New Equities for Infrastructure Investment
Though infrastructure projects are among the most productive investments a society can make, existing asset classes fail to provide the structure needed to compete with traditional equity or debt. That is why economies would benefit from a new asset class that could harness the potential of private money for public infrastructure.
SINGAPORE – Infrastructure projects can be among the most productive investments a society can make, with clear links to a country's economic growth. For private investors, however, the situation is more complicated. Infrastructure projects can offer reliable – if lower-than-average – returns. But existing asset classes all too often fail to provide the structure needed for these projects to compete with traditional equity or debt.

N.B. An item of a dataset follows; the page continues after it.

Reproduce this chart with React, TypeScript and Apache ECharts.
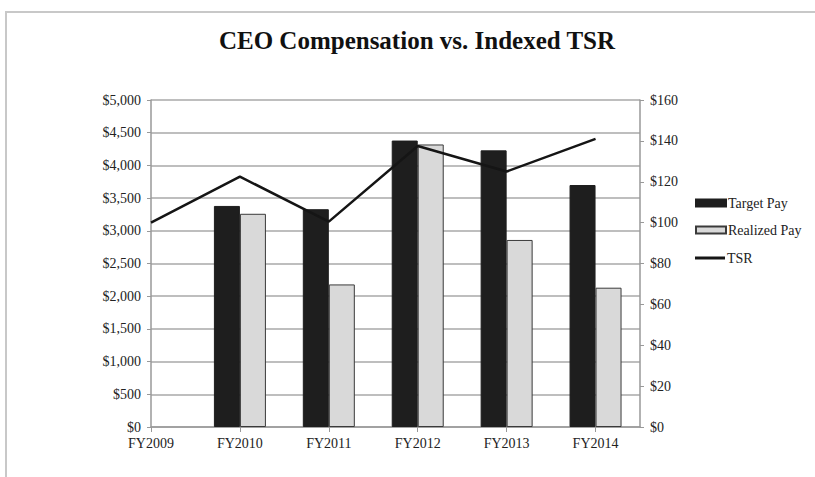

At the World Economic Forum's annual meeting in Davos, Switzerland, in January, Walter Kielholz, Chairman of Swiss Re, and former British Prime Minister Gordon Brown advocated for the creation of a new asset class for infrastructure – as we have done previously, as well. So how, exactly, can the world harness the potential of private money for infrastructure?
The size of the pie is huge, and so are the opportunities for private investors. The pipeline for infrastructure projects in emerging markets is estimated to have surpassed $1 trillion – $150 billion of which is expected to be raised from private sources. In mature markets, infrastructure investment is projected to reach $4 trillion by 2017.